CHAPTER IX.
PART I. SCHOLARS OF FRA BARTOLOMMEO.
Of these, little more than the names have come down to us. Vasari speaks of Benedetto Cianfanini, Gabbriele Rustici, and Fra Paolo Pistojese; Padre Marchese mentions two monks, Fra Andrea and Fra Agostino. Of these, the two first never became proficient, and have left no works behind them. Fra Andrea seems to have been more a journeyman than scholar, being employed to prepare the panels and lay on the gilding. Fra Agostino assisted his master, and Fra Paolo in the subordinate parts of a few frescoes, especially at Luco in the Mugnone. Fra Paolo is the most known, but chiefly as a far-off imitator of Fra Bartolommeo, without his mellowness of execution. His pictures are mostly from his master's designs, which were left him as a legacy, and this ensures a good composition.
He was born at Pistoja in 1490; his father, Bernardino d' Antonio del Signoraccio, a second-rate artist, taught him the first principles of art. His knowledge of drawing caused him to be noticed by Fra Bartolommeo, when at a very early age he entered the order. He was removed from Prato to San Marco, Florence, in 1503; and here he found another friend who assisted his artistic tendencies. This was Fra Ambrogio della Robbia, [Footnote: Padre Marchese, Memorie, &c., lib. in. chap. ii. p. 246.] who taught him to model in clay; a specimen of his work exists in the Church of Sta. Maddalena in Pian di Mugnone, where are two statues of S. Domenico and Mary Magdalen by his hand.
His best work is a Crucifixion at Siena, dated 1516, which has been thought to be Fra Bartolommeo's; but though that master was asked to go and paint it as a memorial of a certain Messer Cherubino Ridolfo, his many occupations prevented his accepting the commission, and his disciples, Fra Paolo and Fra Agostino, went in his place. [Footnote: Padre Marchese, Memorie, &c., lib. in. chap. ii. p. 251.] Possibly the master supplied the design, which is very harmonious. The Virgin and S. John stand on each side of the cross, and Saint Catherine of Siena and Mary Magdalen are prostrate before it. One or two of the female saints are pleasing, but the nude figure of Christ is hard, exaggerated, and faulty in drawing.

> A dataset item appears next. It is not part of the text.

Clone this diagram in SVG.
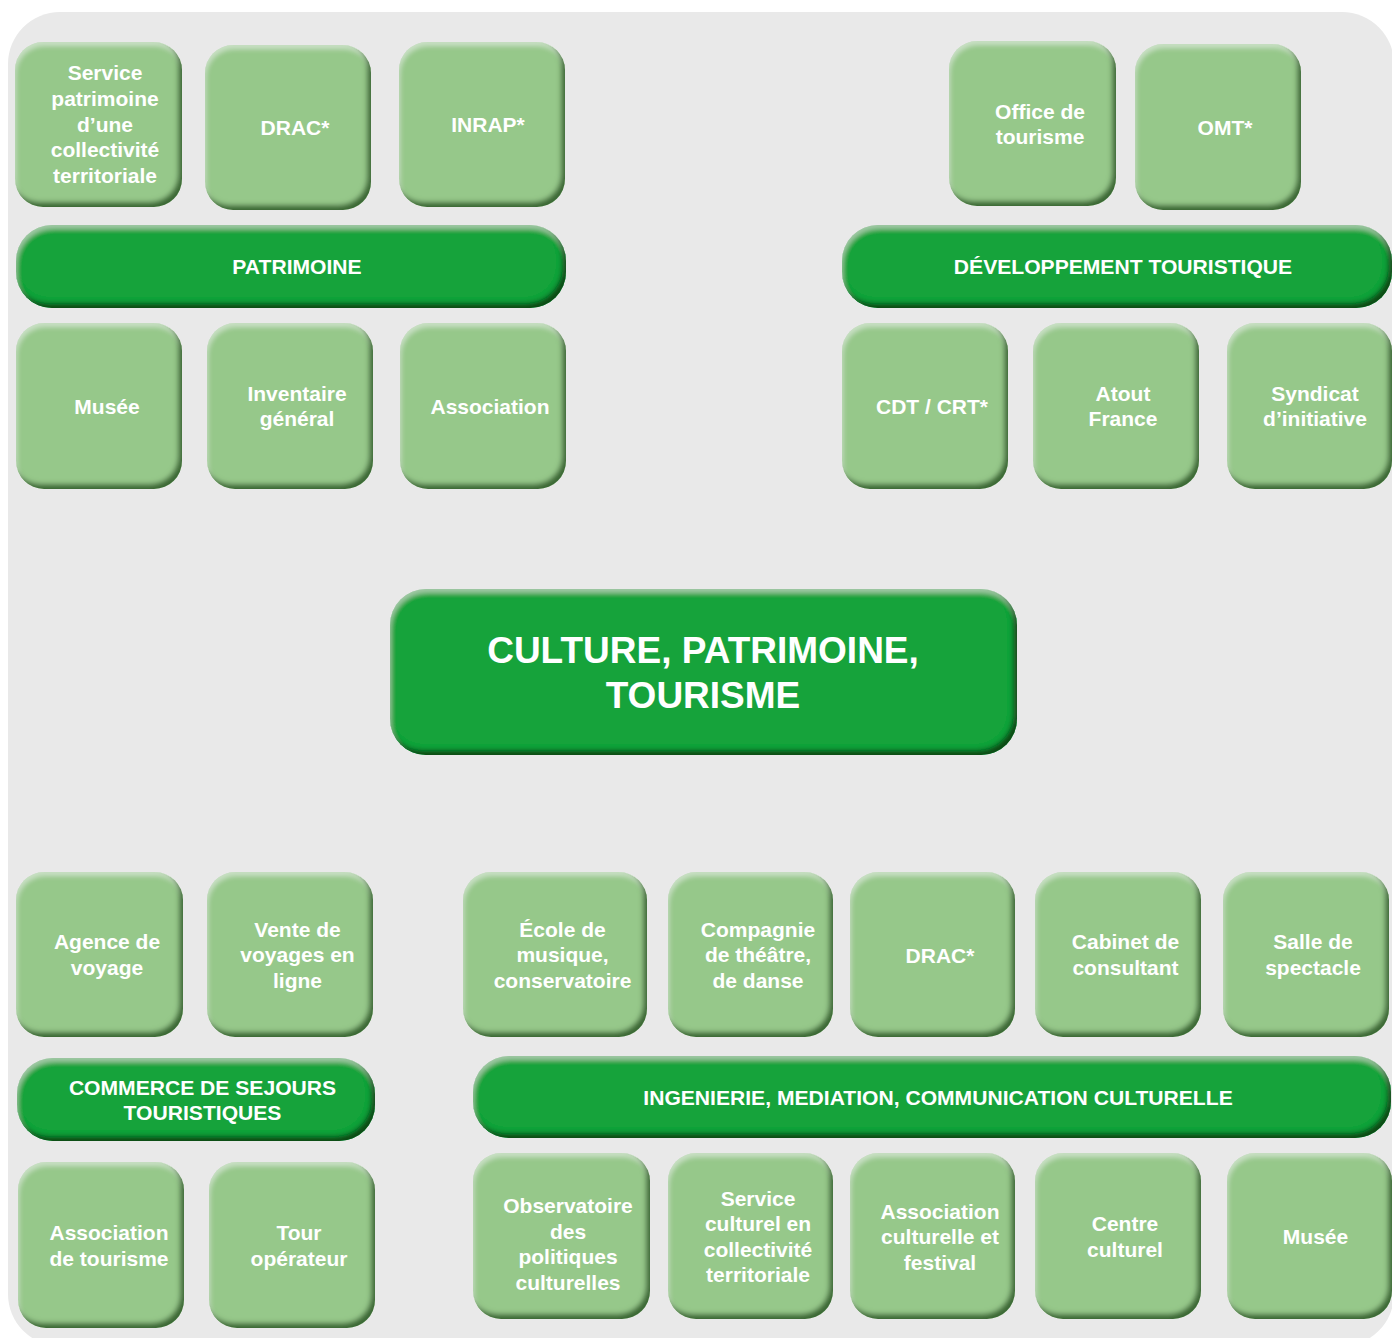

The artists got thirty-five lire for the work, though the record in the archives allows that it was worth more. There is an Assumption in the Belle Arti of Florence, of which the design is Fra Bartolommeo's, but the colouring Fra Paolo's. It was painted for the Dominican monks at Santa Maria del Sasso, near Bibbiena. The colouring is hard and weak, the shadows heavy, and not fused well in the half tints. Two monks on the left are tolerably life-like, probably they were drawn from living models; the S. Catherine on the right is very inferior.